Per the DHS’ 2024 proposed budget, CISA plans to transition NCPS’ “intrusion detection and intrusion prevention capabilities,” into its new CADS program. The program will “provide tools and capabilities to facilitate the ingestion and integration of data as well as orchestrate and automate the analysis of data that supports the rapid identification, detection, mitigation, and prevention of malicious cyber activity,” all of which contributes to the defense of the Federal Government’s information technology infrastructure from cyber threats.

In an interview with Federal News Network, CISA’s executive assistant director for cyber security, Eric Goldstein, elaborated on additional features the new CADS system will wield in the pursuit of data security. To start, the system will integrate data from “public and commercial data feeds; CISA’s own sensors such as Endpoint detection and Response, Protective , and our Vulnerability Scanning service, which has thousands of enrolled organizations across the country; and data shared by both public and private partners,” said Goldstein. CADS will also allow for greater efficiency and better analysis of data as it’s single repository for data removes the needs for analysts to manually compare data and threat information stored in different systems, as is done in the current environment.

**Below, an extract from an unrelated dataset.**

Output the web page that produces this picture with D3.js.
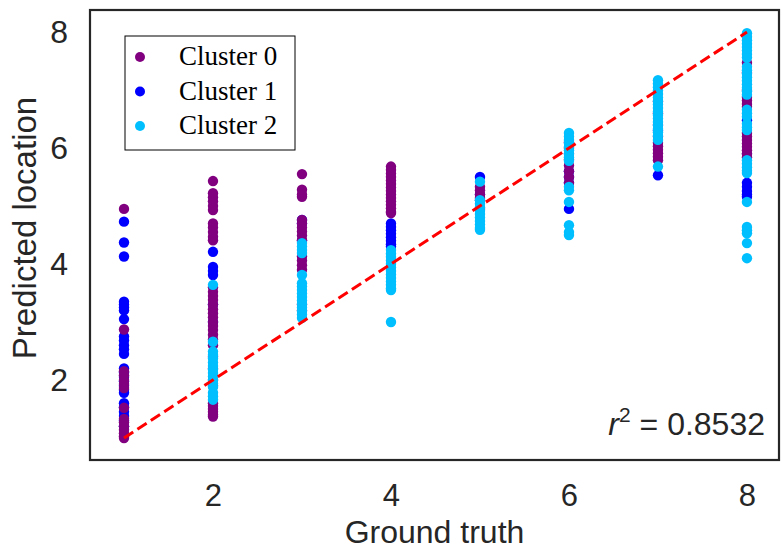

As data security advances, so too do the threats to the Federal Government’s information technology infrastructure. Now more than ever, it is essential for data security to forge ahead in the race of advancement in order to edge out malicious threats. CADS, described as a “system of systems” will provide CISA with a central data security hub that allows for additional software development, succinct data analysis, and an agile environment that supports the rapidly expanding agency.

Contractors which specialize in cybersecurity should be on the lookout for proposals from CISA for assistance with the new CADS system after September 2023.